In contrast, horizon analysis projects the total return of a bond or portfolio over a specific, predetermined investment horizon that may be shorter than the bond's maturity. Unlike YTM, which assumes reinvestment at the YTM itself, horizon analysis allows for explicit assumptions about future reinvestment rates and the market price of the bond at the end of the holding period. This makes horizon analysis particularly useful when an investor does not intend to hold the bond until maturity or when specific market expectations for future interest rates are to be incorporated. While YTM provides a theoretical return if held to maturity with a constant rate, horizon analysis offers a more flexible and realistic estimate of returns over a desired holding period, considering potential changes in market conditions. If the bond's yield to maturity does not change from the time of purchase until it is sold or matures, the horizon yield will equal the YTM.1

FAQs

What is the main purpose of horizon analysis?

The main purpose of horizon analysis is to estimate the expected total return of an investment, primarily fixed income securities, over a specific future time period or investment horizon. It helps investors and portfolio managers evaluate how changes in market conditions, like interest rates, might affect their bond holdings.

How does horizon analysis account for interest rate changes?

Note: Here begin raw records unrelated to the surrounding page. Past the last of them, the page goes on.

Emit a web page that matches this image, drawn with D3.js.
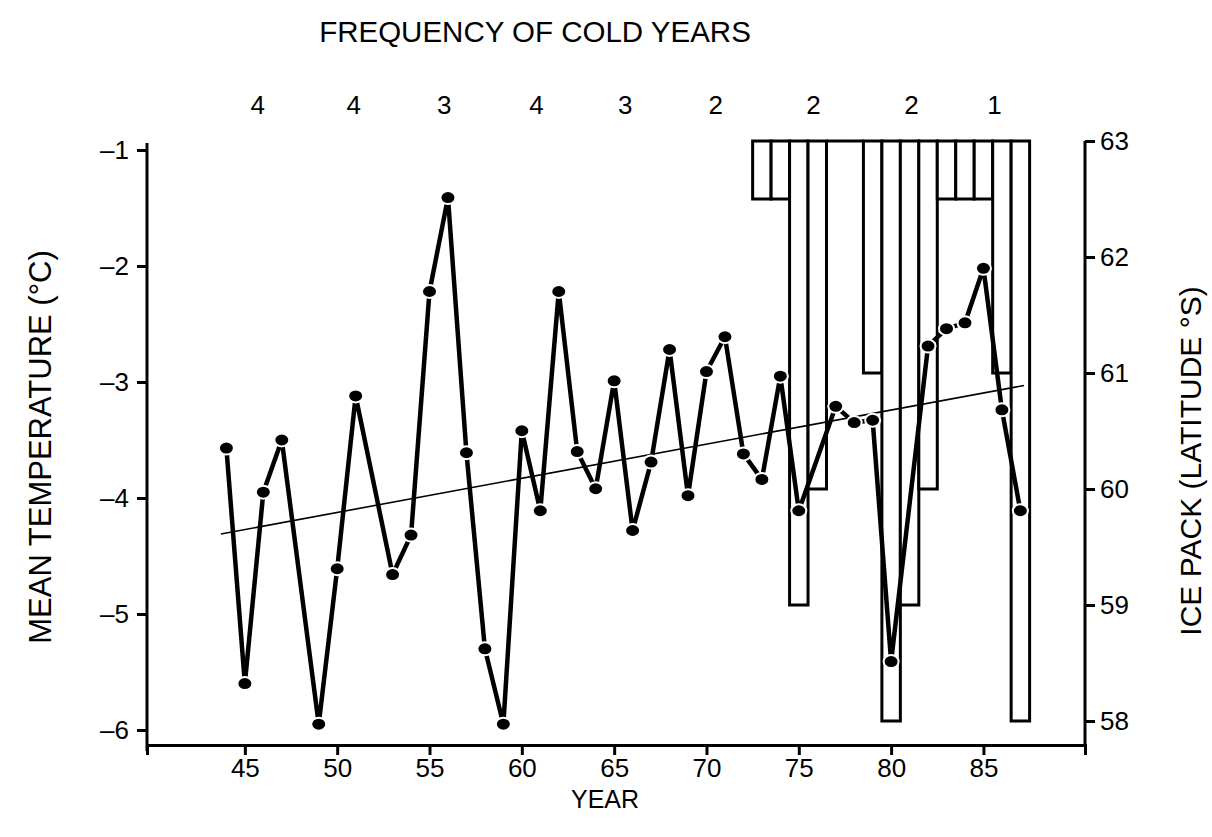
<!DOCTYPE html>
<html><head><meta charset="utf-8">
<script src="https://cdn.jsdelivr.net/npm/d3@7"></script>
<style>
body{margin:0;background:#fff}
svg{display:block}
text{font-family:"Liberation Sans",Arial,Helvetica,sans-serif;fill:#000}
</style>
</head><body>
<svg id="c" width="1212" height="837"></svg>
<script>
// ---- data ----
const years = [44,45,46,47,49,50,51,53,54,55,56,57,58,59,60,61,62,63,64,65,66,67,68,69,70,71,72,73,74,75,77,78,79,80,82,83,84,85,86,87];
const temps = [-3.57,-5.60,-3.95,-3.50,-5.95,-4.61,-3.12,-4.66,-4.32,-2.22,-1.41,-3.61,-5.3,-5.95,-3.42,-4.11,-2.22,-3.60,-3.92,-2.99,-4.28,-3.69,-2.72,-3.98,-2.91,-2.61,-3.62,-3.84,-2.95,-4.11,-3.21,-3.35,-3.33,-5.41,-2.69,-2.54,-2.49,-2.02,-3.24,-4.11];
const iceYears = [73,74,75,76,77,78,79,80,81,82,83,84,85,86,87];
const iceLat = [62.5,62.5,59,60,63,63,61,58,59,60,62.5,62.5,62.5,61,58];
const trendYears = [43.7,87.2];
const trendTemps = [-4.31,-3.03];
const freqCenters = [45.7,50.9,55.8,60.8,65.6,70.5,75.8,81.1,85.6];
const freqCounts = [4,4,3,4,3,2,2,2,1];
const yearTicks = [45,50,55,60,65,70,75,80,85];
const tempTicks = [-1,-2,-3,-4,-5,-6];
const iceTicks = [63,62,61,60,59,58];

// ---- layout ----
const svg = d3.select("#c");
const left = 147, right = 1085, bottom = 745;
const x = d3.scaleLinear().domain([39.7, 90.5]).range([left, right]);
const yT = d3.scaleLinear().domain([-1, -6]).range([150, 730]);
const yI = d3.scaleLinear().domain([63, 58]).range([141, 721]);
const FS = 26;

// bars (ice pack) drawn as open boxes hanging from 63°S
svg.append("g").selectAll("path").data(iceYears).join("path")
  .attr("d", (d, i) => {
    const x0 = x(d - 0.5), x1 = x(d + 0.5), t = yI(63), b = yI(iceLat[i]);
    return `M${x0},${t}V${b}H${x1}V${t}Z`;
  })
  .attr("fill", "#fff").attr("stroke", "#000").attr("stroke-width", 3)
  .attr("stroke-linejoin", "miter");

// trend line
svg.append("line")
  .attr("x1", x(trendYears[0])).attr("y1", yT(trendTemps[0]))
  .attr("x2", x(trendYears[1])).attr("y2", yT(trendTemps[1]))
  .attr("stroke", "#000").attr("stroke-width", 1.6);

// temperature line
const pts = years.map((y, i) => [y, temps[i]]);
svg.append("path").datum(pts)
  .attr("d", d3.line().x(d => x(d[0])).y(d => yT(d[1])))
  .attr("fill", "none").attr("stroke", "#000").attr("stroke-width", 4.5)
  .attr("stroke-linejoin", "round");

svg.append("g").selectAll("ellipse").data(pts).join("ellipse")
  .attr("cx", d => x(d[0])).attr("cy", d => yT(d[1]))
  .attr("rx", 7.5).attr("ry", 6.5)
  .attr("fill", "#000").attr("stroke", "#fff").attr("stroke-width", 2);

// axes
const gx = svg.append("g").attr("transform", `translate(0,${bottom})`)
  .call(d3.axisBottom(x).tickValues(yearTicks).tickSize(10).tickSizeOuter(10).tickPadding(4));
const gl = svg.append("g").attr("transform", `translate(${left},0)`)
  .call(d3.axisLeft(yT).tickValues(tempTicks).tickSize(10).tickPadding(8)
    .tickFormat(d => "\u2013" + Math.abs(d)));
gl.select(".domain").remove();
svg.append("line").attr("x1", left).attr("x2", left).attr("y1", 143).attr("y2", bottom + 6)
  .attr("stroke", "#000").attr("stroke-width", 3);
const gr = svg.append("g").attr("transform", `translate(${right},0)`)
  .call(d3.axisRight(yI).tickValues(iceTicks).tickSize(10).tickPadding(5).tickFormat(d3.format("d")));
gr.select(".domain").remove();
svg.append("line").attr("x1", right).attr("x2", right).attr("y1", yI(63)).attr("y2", bottom)
  .attr("stroke", "#000").attr("stroke-width", 3);

[gx, gl, gr].forEach(g => {
  g.selectAll("path,line").attr("stroke", "#000").attr("stroke-width", 3);
  g.selectAll("text").attr("font-size", FS).attr("font-family", '"Liberation Sans",Arial,sans-serif').attr("fill", "#000");
});

// top frequency labels
svg.append("text").attr("x", 535).attr("y", 42).attr("text-anchor", "middle")
  .attr("font-size", 29.5).text("FREQUENCY OF COLD YEARS");
svg.append("g").selectAll("text").data(freqCenters).join("text")
  .attr("x", d => x(d)).attr("y", 114).attr("text-anchor", "middle")
  .attr("font-size", 26).text((d, i) => freqCounts[i]);

// axis titles
svg.append("text").attr("transform", "translate(51,447) rotate(-90)")
  .attr("text-anchor", "middle").attr("font-size", 31).text("MEAN TEMPERATURE (°C)");
svg.append("text").attr("transform", "translate(1201,461) rotate(-90)")
  .attr("text-anchor", "middle").attr("font-size", 30).text("ICE PACK (LATITUDE °S)");
svg.append("text").attr("x", 605).attr("y", 808).attr("text-anchor", "middle")
  .attr("font-size", 25).text("YEAR");
</script>
</body></html>
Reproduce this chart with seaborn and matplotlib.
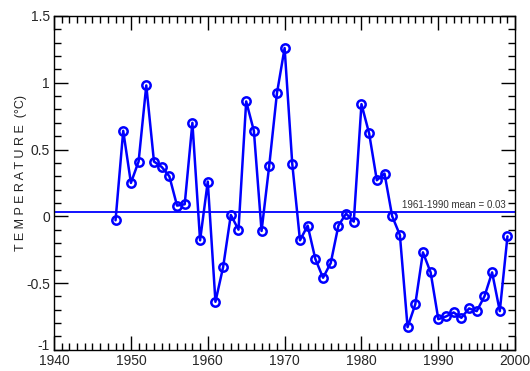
import matplotlib
matplotlib.use("Agg")
import matplotlib.pyplot as plt
import matplotlib.transforms as mtransforms
from matplotlib.ticker import MultipleLocator
import pandas as pd
import seaborn as sns

years = list(range(1948, 2000))
temps = [-0.03, 0.64, 0.25, 0.41, 0.98, 0.41, 0.37, 0.30, 0.08, 0.09,
         0.70, -0.18, 0.26, -0.64, -0.38, 0.01, -0.10, 0.86, 0.64, -0.11,
         0.38, 0.92, 1.26, 0.39, -0.18, -0.07, -0.32, -0.46, -0.35, -0.07,
         0.02, -0.04, 0.84, 0.62, 0.27, 0.32, 0.00, -0.14, -0.83, -0.66,
         -0.27, -0.42, -0.77, -0.75, -0.72, -0.76, -0.69, -0.71, -0.60, -0.42,
         -0.71, -0.15]
mean_value = 0.03
mean_label = "1961-1990 mean = 0.03"
ytick_vals = [-1, -0.5, 0, 0.5, 1, 1.5]
ytick_labels = ["-1", "-0.5", "0", "0.5", "1", "1.5"]

df = pd.DataFrame({"year": years, "temp": temps})

sns.set_style("ticks")
plt.rcParams['font.family'] = ['Liberation Sans', 'DejaVu Sans']

fig = plt.figure(figsize=(5.3, 3.71), dpi=100)
ax = fig.add_axes([0.102, 0.057, 0.870, 0.900])

ax.axhline(mean_value, color="#0000ff", lw=1.3, zorder=1)
sns.lineplot(data=df, x="year", y="temp", ax=ax, color="#0000ff", lw=1.8,
             marker="o", markersize=6, markerfacecolor="none",
             markeredgecolor="#0000ff", markeredgewidth=1.8)
ax.text(1998.8, mean_value + 0.02, mean_label, ha="right", va="bottom",
        fontsize=7, color="#333333")

ax.set_xlim(1940, 2000)
ax.set_ylim(-1, 1.5)
ax.xaxis.set_major_locator(MultipleLocator(10))
ax.xaxis.set_minor_locator(MultipleLocator(1))
ax.yaxis.set_minor_locator(MultipleLocator(0.1))
ax.set_yticks(ytick_vals)
ax.set_yticklabels(ytick_labels)
ax.tick_params(which="both", direction="in", top=True, right=True,
               labelsize=10, width=1, color="black", pad=3)
ax.tick_params(which="major", length=10)
ax.tick_params(which="minor", length=5)
for s in ax.spines.values():
    s.set_linewidth(1)
    s.set_color("black")

# nudge the lowest y label up so it clears the 1940 label
lab = ax.get_yticklabels()[0]
lab.set_transform(lab.get_transform() +
                  mtransforms.ScaledTranslation(0, 4 / 72, fig.dpi_scale_trans))

ax.set_xlabel("")
ax.set_ylabel("T E M P E R A T U R E  (°C)", fontsize=9, color="#222222")
ax.yaxis.set_label_coords(-0.058, 0.53)

fig.savefig("out.png", dpi=100)
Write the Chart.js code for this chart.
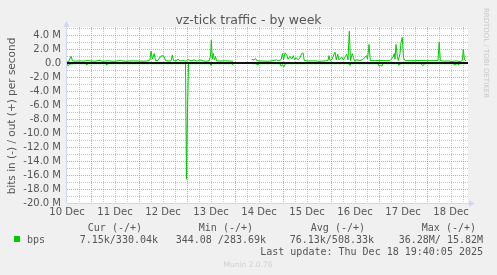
<!DOCTYPE html>
<html>
<head>
<meta charset="utf-8">
<script src="https://cdn.jsdelivr.net/npm/chart.js@4/dist/chart.umd.min.js"></script>
<style>
  html, body { margin: 0; padding: 0; background: #f0f0f0; }
</style>
</head>
<body>
<canvas id="grafico_bps" width="497" height="275"></canvas>
<script>
// hours since 10 Dec 00:00, values in Mbit/s
const dayLabels = ['10 Dec', '11 Dec', '12 Dec', '13 Dec', '14 Dec', '15 Dec', '16 Dec', '17 Dec', '18 Dec'];
const yTicks = [-20, -19, -18, -17, -16, -15, -14, -13, -12, -11, -10, -9, -8, -7, -6, -5, -4, -3, -2, -1, 0, 1, 2, 3, 4, 5];

const outHours = [
  12, 12.75, 14, 14.75, 16.5, 18.5, 20.5, 22.5, 23.5, 26,
  28.5, 29.5, 32.5, 35.5, 38.5, 41.5, 44.5, 47.5, 50.5, 52.5,
  53.5, 54, 54.75, 55.6, 56.25, 57.5, 58.5, 59.5, 60.5, 61.25,
  62.5, 64, 64.65, 65.25, 66.5, 67.5, 68.5, 70, 71.5, 72.5,
  74, 75.5, 77, 78.5, 80, 81.5, 83, 83.75, 84.15, 84.65,
  85.15, 85.65, 86.25, 86.75, 88.5, 91, 93.5, 95, 96, 104.35,
  105.5, 106.25, 107, 109.5, 112.5, 114.5, 116.85, 117.5, 119, 119.75,
  120.25, 121, 121.85, 122.5, 123.5, 124.35, 125.15, 125.75, 126.5, 127.65,
  128.5, 129.35, 130, 130.65, 132.5, 135.5, 138.5, 141.5, 142.5, 143,
  143.5, 144.5, 146, 146.65, 147.35, 148, 149.35, 150.15, 151, 151.85,
  152.5, 153.15, 153.75, 154.65, 155.25, 155.75, 157, 158.5, 160, 161,
  161.75, 162.25, 163, 163.65, 166, 168.5, 170.5, 173.5, 175, 175.65,
  176, 176.5, 177.15, 177.65, 178.5, 179, 179.65, 180.25, 181, 184.5,
  187.5, 191, 194.5, 197.5, 198.1, 198.65, 200.5, 202.5, 204.5, 206.5,
  208.5, 209.65, 210.15, 210.75, 211.5
];
const outValues = [
  0.25, 0.2, 1.0, 0.35, 0.3, 0.35, 0.3, 0.45, 0.35, 0.3,
  0.45, 0.3, 0.35, 0.3, 0.38, 0.3, 0.35, 0.33, 0.3, 0.35,
  0.5, 1.75, 0.6, 1.4, 0.4, 0.4, 0.9, 1.1, 1.0, 0.4,
  0.33, 0.35, 1.2, 0.4, 0.35, 0.6, 0.35, 0.4, 0.3, 0.55,
  0.35, 0.5, 0.3, 0.5, 0.35, 0.3, 0.35, 1.0, 3.3, 0.6,
  1.4, 0.5, 1.0, 0.35, 0.33, 0.35, 0.33, 0.3, null, 0.55,
  0.5, 0.7, 0.35, 0.33, 0.3, 0.35, 0.5, 0.35, 0.5, 1.4,
  0.5, 1.5, 1.2, 0.6, 1.0, 0.6, 1.1, 0.5, 0.8, 0.5,
  0.8, 1.4, 1.5, 0.4, 0.33, 0.35, 0.3, 0.35, 0.4, 1.1,
  0.4, 0.6, 1.6, 0.5, 1.3, 0.5, 0.9, 0.5, 0.9, 1.3,
  0.5, 4.6, 0.4, 1.4, 0.8, 0.35, 0.5, 0.4, 0.55, 0.9,
  1.1, 0.6, 2.7, 0.4, 0.38, 0.4, 0.38, 0.38, 0.9, 1.4,
  0.6, 2.7, 1.0, 0.4, 1.4, 3.0, 3.7, 0.8, 0.38, 0.38,
  0.4, 0.38, 0.38, 0.4, 3.0, 0.4, 0.3, 0.35, 0.25, 0.35,
  0.25, 0.4, 2.0, 0.5, 0.35
];

const inHours = [
  12, 12.65, 13.25, 16, 21.5, 21.85, 22.25, 31.5, 31.85, 32.25,
  71.25, 71.75, 72.25, 72.75, 83.5, 84, 84.5, 94.5, 95.15, 96,
  104.35, 106.5, 107.5, 108, 118.5, 119, 119.75, 120.5, 121.25, 152.75,
  153.5, 154, 167.5, 168, 168.75, 169.35, 170, 177.5, 178, 178.75,
  189, 189.75, 190.5, 191, 205, 205.5, 206.5, 207, 208, 208.5,
  211.5
];
const inValues = [
  0.1, 0.4, 0.1, 0.05, 0.05, 0.25, 0.05, 0.05, 0.25, 0.05,
  0.05, 16.6, 7.0, 0.05, 0.05, 0.3, 0.05, 0.05, 0.3, null,
  0.05, 0.05, 0.25, 0.05, 0.05, 0.4, 0.2, 0.5, 0.05, 0.05,
  0.3, 0.05, 0.05, 0.4, 0.3, 0.4, 0.05, 0.05, 0.3, 0.05,
  0.05, 0.3, 0.2, 0.05, 0.05, 0.2, 0.2, 0.05, 0.2, 0.05,
  0.05
];

const xTicks = [];
for (let h = 12; h <= 210; h += 6) xTicks.push(h);

const vermelho = 'rgba(225, 120, 120, 0.75)';
const cinza = 'rgba(150, 150, 150, 0.55)';
const fonte = '#555555';

const munin = {
  id: 'munin',
  beforeDraw(chart) {
    const c = chart.ctx, a = chart.chartArea;
    c.save();
    c.fillStyle = '#f0f0f0';
    c.fillRect(0, 0, chart.width, chart.height);
    c.fillStyle = '#ffffff';
    c.fillRect(a.left, a.top, a.right - a.left, a.bottom - a.top);
    c.restore();
  },
  afterDatasetsDraw(chart) {
    const c = chart.ctx, a = chart.chartArea;
    const y0 = Math.round(chart.scales.y.getPixelForValue(0));
    c.save();
    // zero rule
    c.fillStyle = '#111111';
    c.fillRect(a.left, y0 - 1, a.right - a.left, 2);
    // axes + arrows
    c.strokeStyle = '#CFD6F8';
    c.fillStyle = '#CFD6F8';
    c.lineWidth = 1;
    c.beginPath();
    c.moveTo(a.left - 0.5, a.bottom);
    c.lineTo(a.left - 0.5, a.top - 3);
    c.moveTo(a.left, a.bottom + 0.5);
    c.lineTo(a.right + 2, a.bottom + 0.5);
    c.stroke();
    c.beginPath();
    c.moveTo(a.left - 0.5, a.top - 6);
    c.lineTo(a.left - 3.5, a.top);
    c.lineTo(a.left + 2.5, a.top);
    c.fill();
    c.beginPath();
    c.moveTo(a.right + 7, a.bottom + 0.5);
    c.lineTo(a.right + 1, a.bottom - 2.5);
    c.lineTo(a.right + 1, a.bottom + 3.5);
    c.fill();
    c.restore();
  },
  afterDraw(chart) {
    const c = chart.ctx;
    c.save();
    c.fillStyle = fonte;
    c.textBaseline = 'alphabetic';
    c.textAlign = 'center';
    c.font = '12.5px "DejaVu Sans"';
    c.fillText('vz-tick traffic - by week', 248.5, 24);

    c.save();
    c.translate(15, 116);
    c.rotate(-Math.PI / 2);
    c.font = '10.5px "DejaVu Sans"';
    c.fillText('bits in (-) / out (+) per second', 0, 0);
    c.restore();

    c.save();
    c.translate(484, 53);
    c.rotate(Math.PI / 2);
    c.fillStyle = '#c8c8c8';
    c.font = '7px "DejaVu Sans"';
    c.fillText('RRDTOOL / TOBI OETIKER', 0, 0);
    c.restore();

    c.font = '10px "DejaVu Sans Mono"';
    c.textAlign = 'right';
    c.fillText('Cur (-/+)', 142, 231);
    c.fillText('Min (-/+)', 253, 231);
    c.fillText('Avg (-/+)', 365, 231);
    c.fillText('Max (-/+)', 476, 231);
    c.fillText('7.15k/330.04k', 158, 243);
    c.fillText('344.08 /283.69k', 266, 243);
    c.fillText('76.13k/508.33k', 374, 243);
    c.fillText('36.28M/ 15.82M', 483, 243);
    c.fillText('Last update: Thu Dec 18 19:40:05 2025', 483, 255);
    c.textAlign = 'left';
    c.fillText('bps', 27, 243);
    c.fillStyle = '#00cc00';
    c.fillRect(14, 236, 6, 6);

    c.textAlign = 'center';
    c.fillStyle = '#cfcfcf';
    c.font = '7.5px "DejaVu Sans"';
    c.fillText('Munin 2.0.76', 248, 267);
    c.restore();
  }
};

const grafico = document.getElementById('grafico_bps');

new Chart(grafico, {
  type: 'line',
  data: {
    datasets: [{
      label: 'bps out',
      data: outHours.map((h, i) => ({ x: h, y: outValues[i] })),
      borderColor: '#00cc00',
      borderWidth: 1,
      pointRadius: 0,
      tension: 0,
      spanGaps: false
    }, {
      label: 'bps in',
      data: inHours.map((h, i) => ({ x: h, y: inValues[i] === null ? null : -inValues[i] })),
      borderColor: '#00cc00',
      borderWidth: 1,
      pointRadius: 0,
      tension: 0,
      spanGaps: false
    }]
  },
  options: {
    responsive: false,
    animation: false,
    events: [],
    layout: { padding: { top: 27, right: 29, left: 0, bottom: 0 } },
    plugins: {
      legend: { display: false },
      title: { display: false },
      tooltip: { enabled: false }
    },
    scales: {
      x: {
        type: 'linear',
        min: 12,
        max: 212.5,
        afterBuildTicks: s => { s.ticks = xTicks.map(v => ({ value: v })); },
        afterFit: s => { s.height = 72; },
        ticks: {
          autoSkip: false,
          maxRotation: 0,
          padding: 3,
          color: fonte,
          font: { family: 'DejaVu Sans', size: 10 },
          callback: v => (v % 24 === 12) ? dayLabels[(v - 12) / 24] : ''
        },
        grid: {
          drawTicks: false,
          color: ctx => {
            const v = ctx.tick.value;
            if (v === 12) return 'rgba(0,0,0,0)';
            return v % 24 === 0 ? vermelho : cinza;
          }
        },
        border: { display: false, dash: [1, 1] }
      },
      y: {
        min: -20,
        max: 5.2,
        afterBuildTicks: s => { s.ticks = yTicks.map(v => ({ value: v })); },
        afterFit: s => { s.width = 67; },
        ticks: {
          autoSkip: false,
          padding: 6,
          color: fonte,
          font: { family: 'DejaVu Sans', size: 10 },
          callback: v => (v % 2 !== 0) ? '' : (v === 0 ? '0.0' : v.toFixed(1) + ' M')
        },
        grid: {
          drawTicks: false,
          color: ctx => (ctx.tick.value % 2 === 0) ? vermelho : cinza
        },
        border: { display: false, dash: [1, 1] }
      }
    }
  },
  plugins: [munin]
});
</script>
</body>
</html>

Horizon analysis incorporates anticipated changes in interest rates by projecting the market value of the bond at the end of the investment horizon based on assumed future yields. It also uses a specified reinvestment rate for coupon payments, allowing for different scenarios of future interest rate environments.

Is horizon analysis only for bonds?

While horizon analysis is most commonly applied to bonds and other fixed income securities due to their predictable cash flows and sensitivity to interest rates, the underlying principles of projecting returns over a specific holding period can conceptually be extended to other asset classes within the realm of diversification, especially when considering factors like income reinvestment and future sale prices.